NEW YORK ( TheStreet) -- Texas Instruments ( TXN - Get Report) had to grab something as it fell out the mobile market, and industrial chip giant National Semi ( NSM) was ready and willing.

In the wake of the $6.5 billion deal, the chip sector was sizzling Tuesday, but given the dynamics behind the TI move, a rush of more hot takeouts may not be on the menu.

Shares of outfits like Fairchild Semi ( FCS) and ON Semi ( ONNN) surged 3% and 5% Tuesday in the wake of TI's richly-valued, all-cash 78% premium price for chip laggard National Semi.

The reaction is a wager that additional deals will follow in a chip sector consolidation trend. But the trend could end with TI and NatSemi, given TI's desperate predicament.

Not only was TI skewered by the collapse of one of its biggest customers Nokia ( NOK - Get Report), but the mobile industry is shifting away from separate component vendors toward single-chip suppliers like Qualcomm ( QCOM - Get Report).

Over the past decade, TI's fortunes soared as Nokia climbed to the top of the phone empire. But Nokia stumbled repeatedly in recent years, and in February, it junked its Symbian phone plan in favor of Microsoft's ( MSFT) Windows Phone 7 software.

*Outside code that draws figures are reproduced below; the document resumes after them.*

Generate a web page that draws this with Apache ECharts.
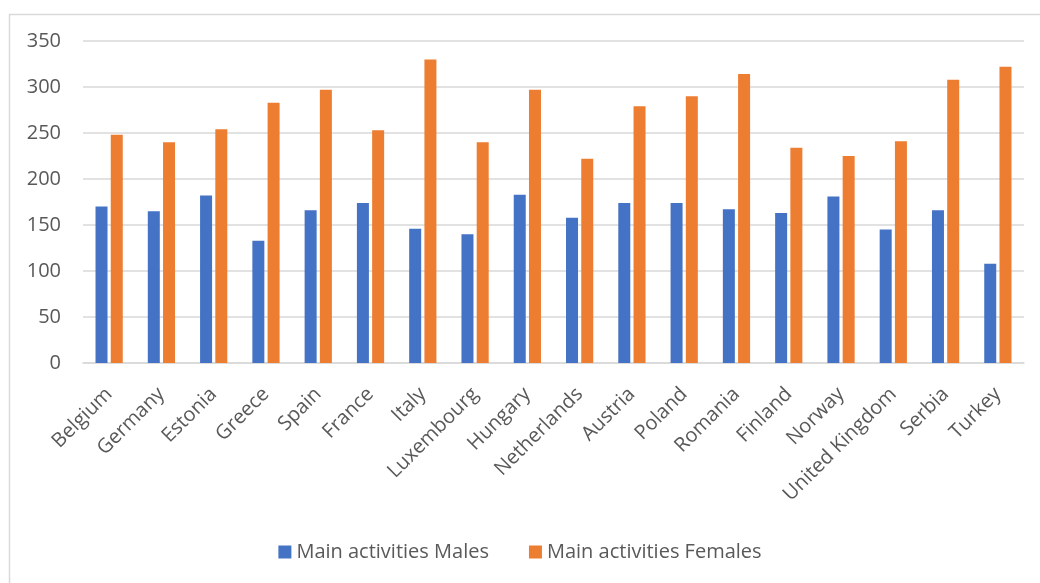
<!DOCTYPE html>
<html>
<head>
<meta charset="utf-8">
<script src="https://cdn.jsdelivr.net/npm/echarts@6/dist/echarts.min.js"></script>
<style>html,body{margin:0;padding:0;background:#fff}#c{width:1040px;height:583px}</style>
</head>
<body>
<div id="c"></div>
<script>
const categories = ["Belgium","Germany","Estonia","Greece","Spain","France","Italy","Luxembourg","Hungary","Netherlands","Austria","Poland","Romania","Finland","Norway","United Kingdom","Serbia","Turkey"];
const males = [170,165,182,133,166,174,146,140,183,158,174,174,167,163,181,145,166,108];
const females = [248,240,254,283,297,253,330,240,297,222,279,290,314,234,225,241,308,322];
const seriesNames = ["Main activities Males","Main activities Females"];

const chart = echarts.init(document.getElementById('c'));
const font = 'Open Sans';
const txt = '#595959';
chart.setOption({
  animation: false,
  graphic: [{type:'rect', left:7, top:12, shape:{x:0,y:0,width:1100,height:700}, style:{fill:'none', stroke:'#d9d9d9', lineWidth:1.5}, silent:true}],
  grid: {left:83, right:16, top:41, bottom:220, containLabel:false},
  legend: {
    bottom: 16, left: 'center', itemWidth: 13, itemHeight: 13, itemGap: 40,
    icon: 'rect',
    textStyle: {fontFamily: font, fontSize: 20, color: txt}
  },
  xAxis: {
    type: 'category', data: categories,
    axisLine: {lineStyle: {color:'#d9d9d9', width:1.5}},
    axisTick: {show:false},
    axisLabel: {rotate:45, interval:0, fontFamily:font, fontSize:20, color:txt, margin:28}
  },
  yAxis: {
    type: 'value', min:0, max:350, interval:50,
    axisLine: {show:false}, axisTick:{show:false},
    splitLine: {lineStyle:{color:'#d9d9d9', width:1.5}},
    axisLabel: {fontFamily:font, fontSize:20, color:txt, margin:22}
  },
  series: [
    {name: seriesNames[0], type:'bar', data: males, barWidth:12, barGap:'27%', itemStyle:{color:'#4472C4'}},
    {name: seriesNames[1], type:'bar', data: females, barWidth:12, barGap:'27%', itemStyle:{color:'#ED7D31'}}
  ]
});
</script>
</body>
</html>
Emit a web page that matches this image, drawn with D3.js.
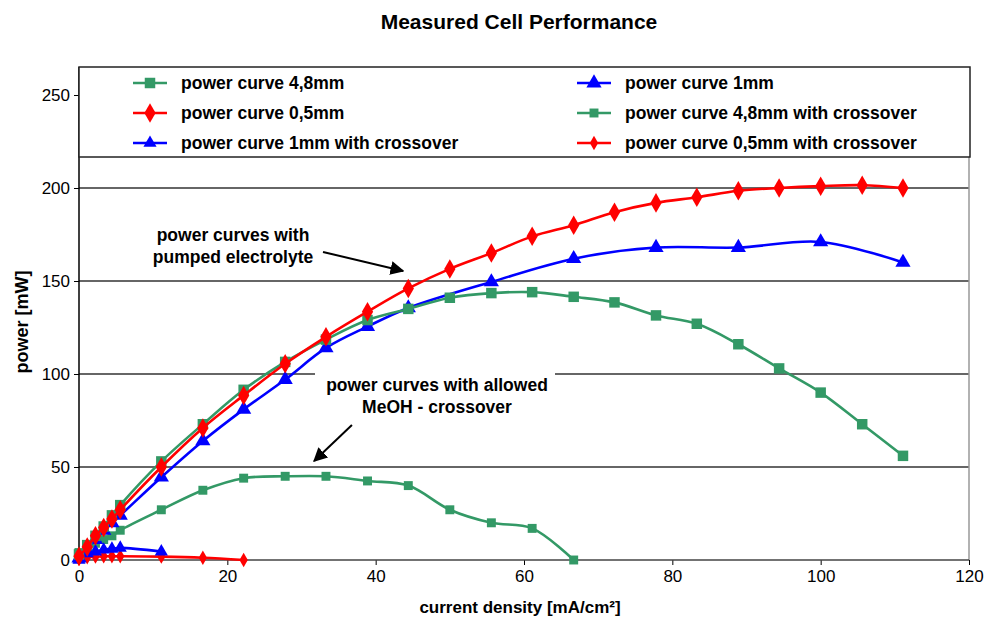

"Nokia's competitive challenges in the smartphone market will likely accelerate the decline in TI's wireless business," BMO analyst Ambrish Srivastava wrote in a research note Tuesday.

But beyond Nokia's tailspin, TI had been closing down its so-called baseband business, the radio chips used to connect phones to networks.

"Ti is exiting the baseband business and getting squeezed out of the processor market in mobile," said Rodman Renshaw analyst Ashok Kumar.

TI has a solid processor chip business, but without a complementary baseband component, it is increasingly forced to compete against other shops like Qualcomm, which offers the complete solution on one chip.

The writing may have been on the wall when Nokia picked Windows, an operating system that has been paired almost exclusively with Qualcomm's Snapdragon chips.